Where Garrosh has failed, he's failed because he was trying to lead the Horde of his father's time. And it's sad, really, to see him lose his grip on the Horde because he never really understood it - he was an orc who grew up in the shadow of a dreadful figure suddenly relieved of a lifelong burden and thrown into a position he had no experience with, finding himself heir to his father's skill in battle and also, perhaps, his lack of patience. Garrosh isn't his father - for one thing, he's physically bigger than Grom ever was, a hulking, massive brute where his father was described as lithe for an orc - and in many ways its that struggle between who he wants to be and who he actually is that has caused him so much grief. If only Thrall had appointed someone else to lead the Horde and left Garrosh as supreme commander of the military, one suspects that everyone involved (even Garrosh himself) would have been happier.

Instead, now we're just going to kill him.
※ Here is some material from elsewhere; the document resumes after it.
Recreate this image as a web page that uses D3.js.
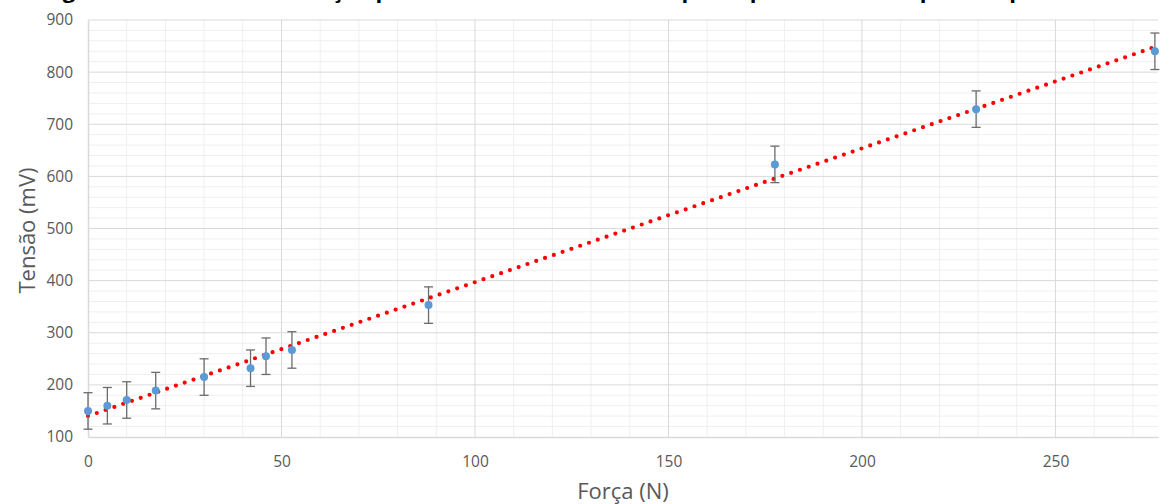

I don't think, even at this late juncture, it's fair to call Garrosh Hellscream evil. Perhaps that's why I am so sympathetic towards him, while viewing pretty much his entire reign as Warchief as a cavalcade of disasters and horrors. To be fair, Garrosh is racist, petulant at times (his killing of Krom'gar in particular strikes me as a panicked reaction to the idea of his own dishonor and not a measured response to a subordinate's failure) and is as ruthless as Doomhammer, willing to commit atrocities and use any resource necessary to win and heedless of the cost. And ironically, like his father, Garrosh will embrace even the foulest means to achieve victory. There's a lot to hate about the son of Hellscream, and yet, I don't hate him.

In the end, Hellscream's ultimate enemy was, in fact, Hellscream.